» TASK TO COMPLETE
Where the string "with" occurs in the material below, report the whole line.

» SUPPLIED INFORMATION

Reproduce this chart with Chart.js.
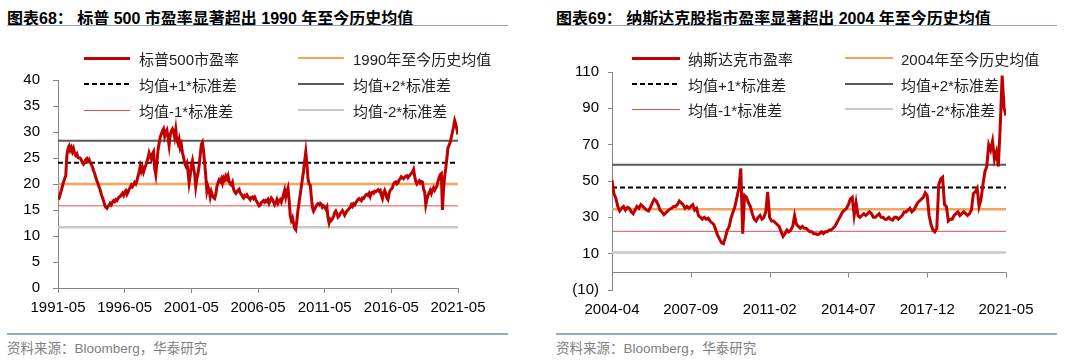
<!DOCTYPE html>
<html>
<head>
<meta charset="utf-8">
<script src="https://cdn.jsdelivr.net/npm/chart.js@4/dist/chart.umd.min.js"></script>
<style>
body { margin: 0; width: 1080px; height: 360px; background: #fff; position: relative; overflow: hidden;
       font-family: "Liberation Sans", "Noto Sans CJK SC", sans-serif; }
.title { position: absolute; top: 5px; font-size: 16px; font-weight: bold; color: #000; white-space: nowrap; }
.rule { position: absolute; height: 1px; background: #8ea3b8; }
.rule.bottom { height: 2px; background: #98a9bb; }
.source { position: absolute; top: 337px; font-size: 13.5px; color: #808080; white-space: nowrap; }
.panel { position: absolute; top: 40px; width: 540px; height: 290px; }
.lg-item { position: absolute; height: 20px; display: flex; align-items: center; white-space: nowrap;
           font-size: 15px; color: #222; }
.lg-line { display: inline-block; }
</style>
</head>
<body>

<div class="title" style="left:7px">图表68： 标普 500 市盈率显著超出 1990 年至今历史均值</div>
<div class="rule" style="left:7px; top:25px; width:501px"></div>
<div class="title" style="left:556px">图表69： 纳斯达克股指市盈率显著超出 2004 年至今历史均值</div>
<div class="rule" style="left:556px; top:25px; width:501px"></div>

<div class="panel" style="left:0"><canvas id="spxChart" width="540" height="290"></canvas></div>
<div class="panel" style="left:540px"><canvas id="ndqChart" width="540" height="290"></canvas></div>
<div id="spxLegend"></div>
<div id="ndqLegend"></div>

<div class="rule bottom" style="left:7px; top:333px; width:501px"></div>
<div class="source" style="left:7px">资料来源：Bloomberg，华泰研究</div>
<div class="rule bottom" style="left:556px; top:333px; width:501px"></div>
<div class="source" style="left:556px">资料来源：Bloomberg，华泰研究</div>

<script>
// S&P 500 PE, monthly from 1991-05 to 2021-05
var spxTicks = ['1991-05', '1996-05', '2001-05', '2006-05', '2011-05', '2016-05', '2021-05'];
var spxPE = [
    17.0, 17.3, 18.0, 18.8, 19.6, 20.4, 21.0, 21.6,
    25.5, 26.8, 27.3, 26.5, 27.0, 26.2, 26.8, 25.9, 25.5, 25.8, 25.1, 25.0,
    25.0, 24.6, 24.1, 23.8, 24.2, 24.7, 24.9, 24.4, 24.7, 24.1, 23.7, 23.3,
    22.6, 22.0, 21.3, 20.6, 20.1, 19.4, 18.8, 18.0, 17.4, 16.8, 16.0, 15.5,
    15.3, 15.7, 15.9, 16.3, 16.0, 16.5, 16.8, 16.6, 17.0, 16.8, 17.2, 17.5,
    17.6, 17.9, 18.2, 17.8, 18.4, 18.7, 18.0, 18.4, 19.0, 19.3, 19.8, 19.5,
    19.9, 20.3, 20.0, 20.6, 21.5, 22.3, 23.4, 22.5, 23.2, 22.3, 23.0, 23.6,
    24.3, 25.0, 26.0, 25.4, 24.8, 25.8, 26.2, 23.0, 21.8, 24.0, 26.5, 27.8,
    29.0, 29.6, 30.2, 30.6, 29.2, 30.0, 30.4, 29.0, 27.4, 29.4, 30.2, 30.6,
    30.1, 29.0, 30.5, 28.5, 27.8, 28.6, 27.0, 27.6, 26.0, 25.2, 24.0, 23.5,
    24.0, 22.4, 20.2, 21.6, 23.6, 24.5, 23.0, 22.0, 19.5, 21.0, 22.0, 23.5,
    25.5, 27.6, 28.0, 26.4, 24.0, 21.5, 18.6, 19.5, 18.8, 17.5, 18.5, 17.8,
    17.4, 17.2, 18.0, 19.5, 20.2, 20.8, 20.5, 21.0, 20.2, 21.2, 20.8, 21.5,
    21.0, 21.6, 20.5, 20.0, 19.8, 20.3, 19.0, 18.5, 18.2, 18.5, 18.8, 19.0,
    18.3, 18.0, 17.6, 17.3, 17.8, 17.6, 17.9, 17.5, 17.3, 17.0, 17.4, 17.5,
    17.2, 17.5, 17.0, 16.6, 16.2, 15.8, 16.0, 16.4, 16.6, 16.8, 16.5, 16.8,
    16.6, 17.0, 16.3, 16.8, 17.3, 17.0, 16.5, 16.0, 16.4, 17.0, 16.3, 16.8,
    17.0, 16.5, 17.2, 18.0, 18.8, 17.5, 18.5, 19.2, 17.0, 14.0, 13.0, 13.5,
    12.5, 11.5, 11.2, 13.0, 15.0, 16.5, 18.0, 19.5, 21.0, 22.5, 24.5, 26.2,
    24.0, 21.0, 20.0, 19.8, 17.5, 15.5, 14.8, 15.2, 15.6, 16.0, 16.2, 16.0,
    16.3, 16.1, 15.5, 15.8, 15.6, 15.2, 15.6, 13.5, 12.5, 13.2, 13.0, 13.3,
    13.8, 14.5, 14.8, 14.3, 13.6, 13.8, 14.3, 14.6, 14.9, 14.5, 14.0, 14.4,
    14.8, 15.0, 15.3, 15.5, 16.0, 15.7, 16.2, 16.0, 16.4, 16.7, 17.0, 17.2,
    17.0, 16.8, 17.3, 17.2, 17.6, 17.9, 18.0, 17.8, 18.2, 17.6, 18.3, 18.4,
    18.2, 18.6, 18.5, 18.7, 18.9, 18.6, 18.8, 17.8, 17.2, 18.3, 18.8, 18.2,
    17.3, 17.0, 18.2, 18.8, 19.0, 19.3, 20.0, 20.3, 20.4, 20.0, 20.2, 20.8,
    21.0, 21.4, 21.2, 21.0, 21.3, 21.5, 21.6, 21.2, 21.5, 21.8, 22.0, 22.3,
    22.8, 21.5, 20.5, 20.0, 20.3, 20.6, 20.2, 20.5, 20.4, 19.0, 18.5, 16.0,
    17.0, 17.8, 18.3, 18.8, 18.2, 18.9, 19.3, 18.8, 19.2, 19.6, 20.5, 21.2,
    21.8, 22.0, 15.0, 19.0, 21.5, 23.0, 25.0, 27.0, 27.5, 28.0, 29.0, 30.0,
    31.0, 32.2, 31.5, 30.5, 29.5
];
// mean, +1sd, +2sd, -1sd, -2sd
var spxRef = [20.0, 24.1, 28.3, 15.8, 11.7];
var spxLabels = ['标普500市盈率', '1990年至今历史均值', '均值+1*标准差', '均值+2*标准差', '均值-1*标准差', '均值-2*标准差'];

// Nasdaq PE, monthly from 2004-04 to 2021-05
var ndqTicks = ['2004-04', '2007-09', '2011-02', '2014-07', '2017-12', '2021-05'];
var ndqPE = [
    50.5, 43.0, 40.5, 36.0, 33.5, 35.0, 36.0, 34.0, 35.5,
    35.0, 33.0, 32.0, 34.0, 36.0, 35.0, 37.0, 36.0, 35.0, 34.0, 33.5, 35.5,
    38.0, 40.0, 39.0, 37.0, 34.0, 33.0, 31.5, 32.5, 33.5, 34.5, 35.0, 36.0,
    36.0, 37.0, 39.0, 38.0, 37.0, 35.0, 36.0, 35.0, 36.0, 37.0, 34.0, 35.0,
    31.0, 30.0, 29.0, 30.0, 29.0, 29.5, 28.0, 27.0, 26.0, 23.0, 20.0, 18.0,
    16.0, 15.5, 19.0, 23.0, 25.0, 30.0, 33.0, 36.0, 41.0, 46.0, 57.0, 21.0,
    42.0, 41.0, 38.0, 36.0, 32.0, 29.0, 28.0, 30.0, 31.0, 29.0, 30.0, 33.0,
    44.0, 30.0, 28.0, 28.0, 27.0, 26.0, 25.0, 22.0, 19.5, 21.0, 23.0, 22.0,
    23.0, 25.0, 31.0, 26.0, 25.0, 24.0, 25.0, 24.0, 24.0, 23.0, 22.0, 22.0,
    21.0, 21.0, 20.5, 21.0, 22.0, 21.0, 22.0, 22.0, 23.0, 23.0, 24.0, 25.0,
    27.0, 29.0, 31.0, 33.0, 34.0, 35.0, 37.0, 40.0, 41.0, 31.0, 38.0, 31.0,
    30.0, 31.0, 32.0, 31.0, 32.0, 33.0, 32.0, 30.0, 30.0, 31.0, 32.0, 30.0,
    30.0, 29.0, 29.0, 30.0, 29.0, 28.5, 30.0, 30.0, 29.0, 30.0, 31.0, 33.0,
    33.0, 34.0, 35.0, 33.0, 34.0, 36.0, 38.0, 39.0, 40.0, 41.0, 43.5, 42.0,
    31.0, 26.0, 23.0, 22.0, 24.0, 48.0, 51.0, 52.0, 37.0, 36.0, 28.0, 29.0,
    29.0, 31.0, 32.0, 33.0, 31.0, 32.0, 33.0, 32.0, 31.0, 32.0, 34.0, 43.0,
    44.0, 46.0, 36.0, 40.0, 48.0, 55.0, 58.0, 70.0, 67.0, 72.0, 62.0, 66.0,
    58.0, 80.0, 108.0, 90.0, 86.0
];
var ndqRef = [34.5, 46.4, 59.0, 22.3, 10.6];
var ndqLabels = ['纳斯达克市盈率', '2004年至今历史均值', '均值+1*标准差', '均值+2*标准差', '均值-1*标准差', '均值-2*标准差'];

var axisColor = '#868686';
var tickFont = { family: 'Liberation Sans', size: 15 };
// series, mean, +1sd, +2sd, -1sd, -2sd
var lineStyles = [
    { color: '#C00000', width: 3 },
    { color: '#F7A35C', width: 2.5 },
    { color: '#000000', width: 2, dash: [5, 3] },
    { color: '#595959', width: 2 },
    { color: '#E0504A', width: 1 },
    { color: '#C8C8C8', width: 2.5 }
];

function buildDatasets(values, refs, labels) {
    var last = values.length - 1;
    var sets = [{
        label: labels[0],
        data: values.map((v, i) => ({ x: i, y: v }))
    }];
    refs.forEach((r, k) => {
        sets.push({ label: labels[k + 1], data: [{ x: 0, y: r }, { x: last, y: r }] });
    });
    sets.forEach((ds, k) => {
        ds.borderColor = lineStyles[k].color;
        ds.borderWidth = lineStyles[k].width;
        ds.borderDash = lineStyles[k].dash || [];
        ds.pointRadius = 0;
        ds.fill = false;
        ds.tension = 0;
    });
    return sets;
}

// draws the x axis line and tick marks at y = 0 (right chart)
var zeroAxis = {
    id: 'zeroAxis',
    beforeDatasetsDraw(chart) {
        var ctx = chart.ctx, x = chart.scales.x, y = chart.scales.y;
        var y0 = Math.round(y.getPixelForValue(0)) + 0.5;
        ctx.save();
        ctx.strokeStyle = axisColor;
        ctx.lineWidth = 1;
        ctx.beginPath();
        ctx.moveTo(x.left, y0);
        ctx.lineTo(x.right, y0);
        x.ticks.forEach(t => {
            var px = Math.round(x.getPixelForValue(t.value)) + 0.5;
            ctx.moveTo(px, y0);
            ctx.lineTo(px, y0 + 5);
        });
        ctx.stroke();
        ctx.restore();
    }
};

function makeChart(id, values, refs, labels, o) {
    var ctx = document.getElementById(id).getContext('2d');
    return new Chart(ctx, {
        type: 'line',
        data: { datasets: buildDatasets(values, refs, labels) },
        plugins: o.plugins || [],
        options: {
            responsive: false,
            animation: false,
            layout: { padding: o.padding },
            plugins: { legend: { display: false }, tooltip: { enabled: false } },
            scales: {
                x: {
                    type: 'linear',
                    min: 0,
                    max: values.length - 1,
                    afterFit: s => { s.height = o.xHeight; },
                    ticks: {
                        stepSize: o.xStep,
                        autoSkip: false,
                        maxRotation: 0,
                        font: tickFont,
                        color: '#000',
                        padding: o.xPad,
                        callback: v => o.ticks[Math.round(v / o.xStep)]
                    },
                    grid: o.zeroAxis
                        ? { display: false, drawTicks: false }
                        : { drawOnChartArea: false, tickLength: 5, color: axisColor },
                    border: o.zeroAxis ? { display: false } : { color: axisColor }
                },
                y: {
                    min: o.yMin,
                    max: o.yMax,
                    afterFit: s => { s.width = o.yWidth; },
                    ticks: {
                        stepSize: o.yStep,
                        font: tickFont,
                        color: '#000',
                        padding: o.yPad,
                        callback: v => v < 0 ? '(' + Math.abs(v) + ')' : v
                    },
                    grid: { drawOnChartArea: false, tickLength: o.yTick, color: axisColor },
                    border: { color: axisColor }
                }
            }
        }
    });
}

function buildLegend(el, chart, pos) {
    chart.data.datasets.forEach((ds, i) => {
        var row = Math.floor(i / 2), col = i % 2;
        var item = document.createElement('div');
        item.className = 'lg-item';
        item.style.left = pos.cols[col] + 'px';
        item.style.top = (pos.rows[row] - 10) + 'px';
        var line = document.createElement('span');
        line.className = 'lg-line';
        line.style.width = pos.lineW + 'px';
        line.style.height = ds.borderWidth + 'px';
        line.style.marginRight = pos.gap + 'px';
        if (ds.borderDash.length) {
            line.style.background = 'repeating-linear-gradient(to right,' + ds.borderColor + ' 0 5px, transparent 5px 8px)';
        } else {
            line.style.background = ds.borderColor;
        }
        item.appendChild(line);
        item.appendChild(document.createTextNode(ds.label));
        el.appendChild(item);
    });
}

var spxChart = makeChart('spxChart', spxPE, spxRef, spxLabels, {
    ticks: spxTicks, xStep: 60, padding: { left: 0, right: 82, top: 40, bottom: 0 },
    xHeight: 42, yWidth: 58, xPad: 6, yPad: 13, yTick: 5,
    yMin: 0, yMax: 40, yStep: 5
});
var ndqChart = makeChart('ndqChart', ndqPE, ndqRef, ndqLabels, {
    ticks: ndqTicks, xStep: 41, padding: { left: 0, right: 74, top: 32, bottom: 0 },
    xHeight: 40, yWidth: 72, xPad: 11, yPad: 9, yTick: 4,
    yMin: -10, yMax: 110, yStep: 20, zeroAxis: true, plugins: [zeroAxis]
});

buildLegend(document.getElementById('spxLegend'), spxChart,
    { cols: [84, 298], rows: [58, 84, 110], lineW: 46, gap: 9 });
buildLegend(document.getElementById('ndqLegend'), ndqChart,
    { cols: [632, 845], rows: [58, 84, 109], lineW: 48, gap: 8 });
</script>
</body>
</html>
--
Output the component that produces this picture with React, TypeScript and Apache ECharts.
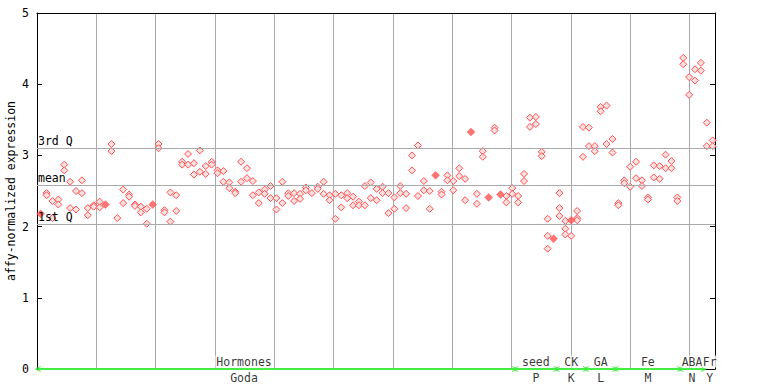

» ANSWER TO THE PROBLEM
Reproduce this chart with Chart.js.
Output the component that produces this picture with React, TypeScript and Apache ECharts.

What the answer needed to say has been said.